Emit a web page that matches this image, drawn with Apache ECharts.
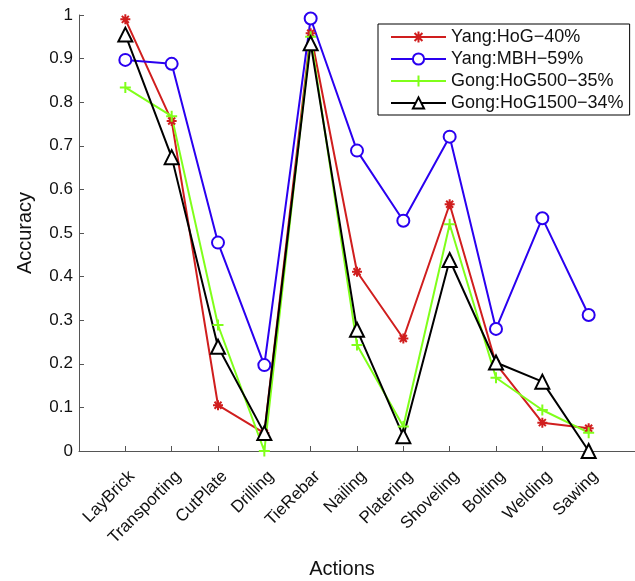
<!DOCTYPE html>
<html><head><meta charset="utf-8">
<script src="https://cdn.jsdelivr.net/npm/echarts@6/dist/echarts.min.js"></script>
<style>html,body{margin:0;padding:0;background:#fff}#c{width:635px;height:581px}</style>
</head><body><div id="c"></div>
<script>
const categories = ['LayBrick','Transporting','CutPlate','Drilling','TieRebar','Nailing','Platering','Shoveling','Bolting','Welding','Sawing'];
const yTicks = [0,0.1,0.2,0.3,0.4,0.5,0.6,0.7,0.8,0.9,1];
const yangHoG = [0.99,0.757,0.105,0.041,0.958,0.411,0.258,0.566,0.2,0.065,0.052];
const yangMBH = [0.897,0.888,0.478,0.197,0.992,0.689,0.528,0.721,0.28,0.534,0.312];
const gongHoG500 = [0.834,0.768,0.289,0.0,0.95,0.243,0.056,0.52,0.168,0.094,0.042];
const gongHoG1500 = [0.955,0.674,0.239,0.041,0.935,0.278,0.034,0.438,0.203,0.159,0.0];
const seriesNames = ['Yang:HoG\u221240%','Yang:MBH\u221259%','Gong:HoG500\u221235%','Gong:HoG1500\u221234%'];

const asterisk = 'path://M5,0L5,10M0,5L10,5M1.5,1.5L8.5,8.5M8.5,1.5L1.5,8.5';
const plus = 'path://M5,0L5,10M0,5L10,5';
function pts(arr){return arr.map((v,i)=>[i+1,v]);}
function mk(name, arr, color, symbol, size, fill){
  return {name, type:'line', data:pts(arr), symbol, symbolSize:size, showSymbol:true,
    lineStyle:{color, width:2}, itemStyle:{color:fill, borderColor:color, borderWidth:2},
    emphasis:{disabled:true}, animation:false, z: 2};
}
const chart = echarts.init(document.getElementById('c'), null, {renderer:'canvas'});
const font = 'Liberation Sans, Arial, Helvetica, sans-serif';
chart.setOption({
  animation:false,
  textStyle:{fontFamily:font},
  grid:{left:79, top:15, right:0, bottom:130, containLabel:false, outerBoundsMode:'none'},
  legend:{orient:'vertical', left:378, top:24, padding:[4,6,3,12], itemGap:4, itemWidth:55, itemHeight:14,
    backgroundColor:'#fff', borderColor:'#000', borderWidth:1, borderRadius:0,
    textStyle:{fontSize:18, color:'#111', fontFamily:font, padding:[0,0,0,0]},
    data:seriesNames},
  xAxis:{type:'value', min:0, max:12, interval:1, name:'Actions', nameLocation:'middle', nameGap:108,
    nameTextStyle:{fontSize:20, color:'#111', fontFamily:font, padding:[0,30,0,0]},
    axisLine:{lineStyle:{color:'#555', width:1}}, axisTick:{inside:true, length:5, lineStyle:{color:'#555'}},
    splitLine:{show:false},
    axisLabel:{rotate:45, fontSize:17, color:'#111', margin:16, fontFamily:font, verticalAlign:'top', padding:[1,0,0,0],
      formatter:v=> (v>=1 && v<=categories.length) ? categories[v-1] : ''}},
  yAxis:{type:'value', min:0, max:1, interval:0.1, name:'Accuracy', nameLocation:'middle', nameGap:44,
    nameTextStyle:{fontSize:20, color:'#111', fontFamily:font},
    axisLine:{show:true, lineStyle:{color:'#555', width:1}}, axisTick:{show:true, inside:true, length:5, lineStyle:{color:'#555'}},
    splitLine:{show:false},
    axisLabel:{fontSize:17, color:'#111', margin:6, fontFamily:font,
      formatter:v=>{const r=Math.round(v*10)/10; return yTicks.includes(r)? String(r):'';}}},
  series:[
    mk(seriesNames[0], yangHoG, '#d01e1e', asterisk, 10, 'none'),
    mk(seriesNames[1], yangMBH, '#2a00f0', 'circle', 12, '#fff'),
    mk(seriesNames[2], gongHoG500, '#80ff1a', plus, 11, 'none'),
    mk(seriesNames[3], gongHoG1500, '#000000', 'triangle', 14, '#fff')
  ]
});
</script></body></html>
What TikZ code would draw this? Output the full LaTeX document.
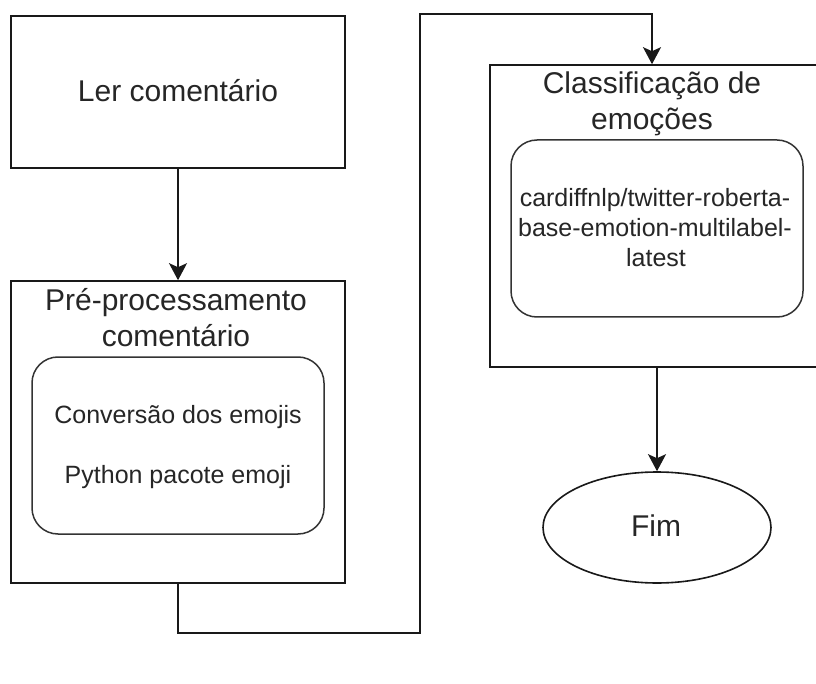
\documentclass[tikz,border=0pt]{standalone}
\usepackage{fontspec}
\setmainfont{Liberation Sans}
\usetikzlibrary{arrows.meta,shapes.geometric}
\begin{document}
\begin{tikzpicture}[x=1pt,y=-1pt,
  box/.style={draw=black!90,line width=1.6pt,rectangle,inner sep=0pt},
  inbox/.style={draw=black!80,line width=1.5pt,rectangle,rounded corners=26pt,inner sep=0pt},
  big/.style={font=\fontsize{30}{36}\selectfont,text=black!85,inner sep=0pt,anchor=base},
  small/.style={font=\fontsize{25}{30}\selectfont,text=black!85,inner sep=0pt,anchor=base},
  conn/.style={draw=black!90,line width=1.6pt},
  arr/.style={conn,-{Stealth[length=17pt,width=18pt,inset=4pt]}}]
\useasboundingbox (0,0) rectangle (816,684);
\clip (0,0) rectangle (816,684);
\fill[white] (0,0) rectangle (816,684);
% boxes
\node[box,minimum width=334pt,minimum height=152pt] (ler) at (178,92) {};
\node[big] (lert) at (178,101.5) {Ler comentário};
\node[box,minimum width=334pt,minimum height=302pt] (pre) at (178,432) {};
\node[big] (pret1) at (176,311) {Pré-processamento};
\node[big] (pret2) at (176,346.5) {comentário};
\node[inbox,minimum width=292pt,minimum height=177pt] (preIn) at (178,445.5) {};
\node[small] (conv) at (178,423) {Conversão dos emojis};
\node[small] (pyth) at (178,483) {Python pacote emoji};
\node[box,minimum width=328pt,minimum height=302pt] (cls) at (654,216) {};
\node[big] (clst1) at (652,93.5) {Classificação de};
\node[big] (clst2) at (652,129.5) {emoções};
\node[inbox,minimum width=292pt,minimum height=177pt] (clsIn) at (657,228.5) {};
\node[small] (m1) at (655,206.5) {cardiffnlp/twitter-roberta-};
\node[small] (m2) at (655,236.5) {base-emotion-multilabel-};
\node[small] (m3) at (656,266.5) {latest};
\node[ellipse,draw=black!90,line width=1.6pt,minimum width=228pt,minimum height=111pt,inner sep=0pt] (fim) at (657,527.5) {};
\node[big] (fimt) at (656,536) {Fim};
% connectors
\coordinate (c1) at (178,633);
\coordinate (c2) at (420,633);
\coordinate (c3) at (420,14);
\coordinate (c4) at (652,14);
\draw[arr] (ler.south) -- (pre.north);
\draw[arr] (pre.south) -- (c1) -- (c2) -- (c3) -- (c4) -- (c4 |- cls.north);
\draw[arr] (cls.south -| fim.north) -- (fim.north);
\end{tikzpicture}
\end{document}
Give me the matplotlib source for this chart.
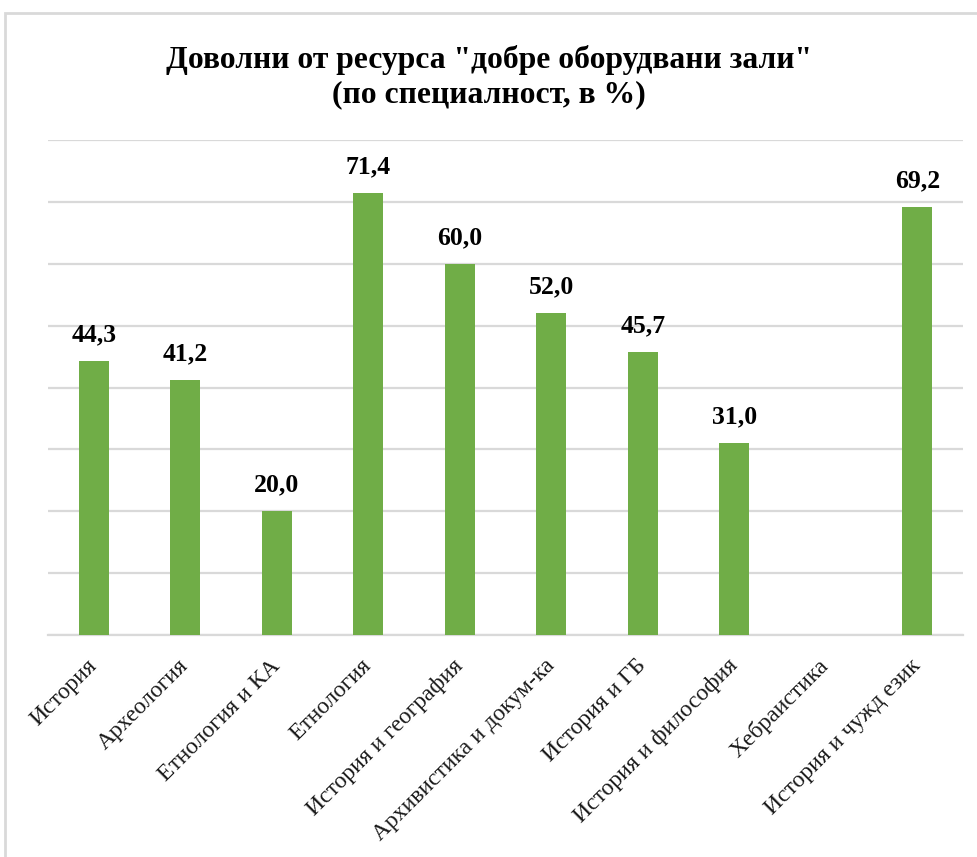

^^^^^^^^^^^^^^^^

EXERCISE » Select the lines that carry the string "this" and copy them.

TASK ANSWER »
Emit a web page that matches this image, drawn with Apache ECharts.
What TikZ code would draw this? Output the full LaTeX document.
Give me the matplotlib source for this chart.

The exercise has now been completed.